This Arts & Sciences coffee cup was one of my first possessions when I started at WPI in August 2012. Every morning as I fill the cup with hot coffee, it reminds me of my role as a scientist and teacher. Drinking coffee with this cup is inspirational!
Molly was my first pen pal at WPI—she was 5 years old when she wrote this letter. Our lab's research is involved in public outreach via TouchTomorrow, and one of the projects involved understanding your backyard’s soil composition and ecology. Molly and her parents were the first people to send us their soil sample with Molly’s sweet notes on her experience as a soil scientist. This letter is a constant reminder that there is not an age limit to science.
These two Indian deities, Lord Ganesha and Mahalakshmi, can be found in every workplace and house in India. I keep it in my office because it constantly reminds me of my culture and also that you can take me away from my homeland, but you cannot take my homeland away from me.
‘da worm’: Caenorhabditis elegans is a nonparasitic roundworm that we conduct research with in our laboratory. As neuroscientists, we are interested in understanding the mechanisms that underlie how neurons (cells of the nervous system) work in networks to coordinate behaviors. Our work on worms involves understanding the role of smell in neurodegenerative diseases such as Alzheimer’s disease.
One of the gifts my MQP student (Huaming Sun) gave me when we submitted his qualifying thesis in computational biology. The symbolism of this decorative fish is abundance, success, and wealth.
Here hangs our published research from the past few years. Seeing the names of my graduate students on these peer-reviewed publications is a constant reminder that great science is only accomplished in teams.
All of the accomplishments in my scientific career—from my PhD thesis to the award of tenure from WPI—can be found on this wall. Every time I open the office door, it reminds me of what I have achieved, but also makes me ask, "What more can I do?"
Neuroscience. I believe that it is one of the most exciting branches of science. Why? Because our brains are unique, and it defines who we are. Understanding how the brain functions with new emerging technologies and finding a way to communicate that to my students is not just a job, but a passion for me.

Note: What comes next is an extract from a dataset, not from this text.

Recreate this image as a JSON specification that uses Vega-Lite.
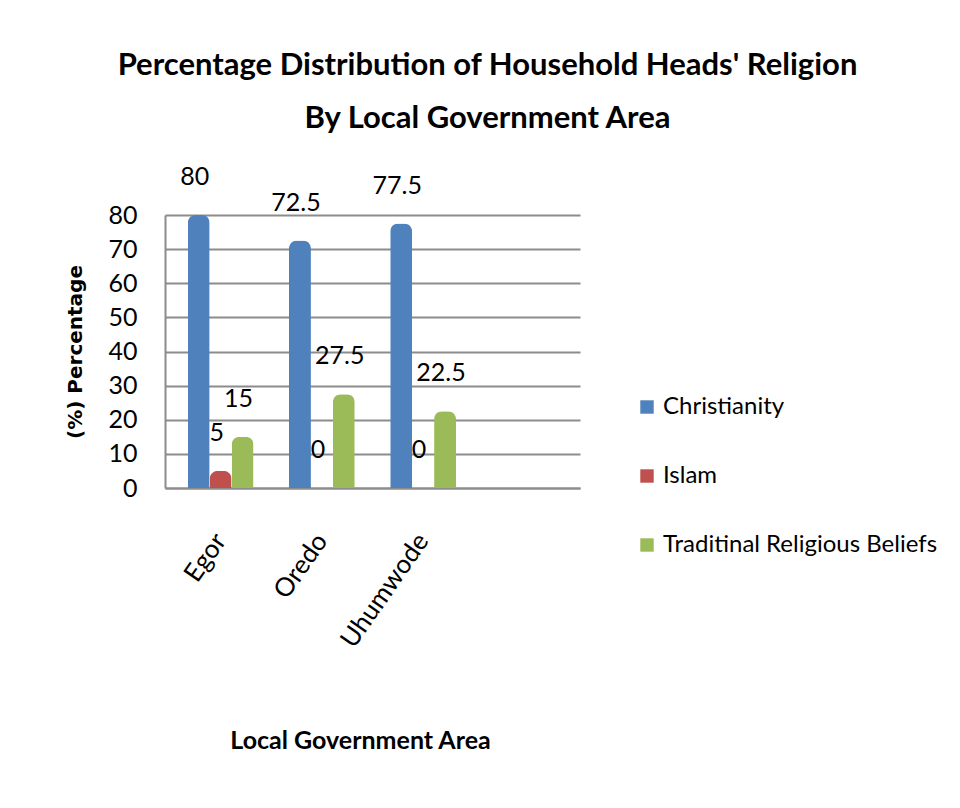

My journey as a teacher and a scientist began during my undergraduate years, when I took a course in improv comedy. Improv taught me to think spontaneously. There is no set script or dialogue, but characters are created collaboratively in real time. My improv training also motivates my research—the importance of understanding behavior and motivation through the study of chemistry of the nervous system. It’s not at all surprising that I should find a happy home here at WPI, where we focus on the technical through educating and motivating the whole student.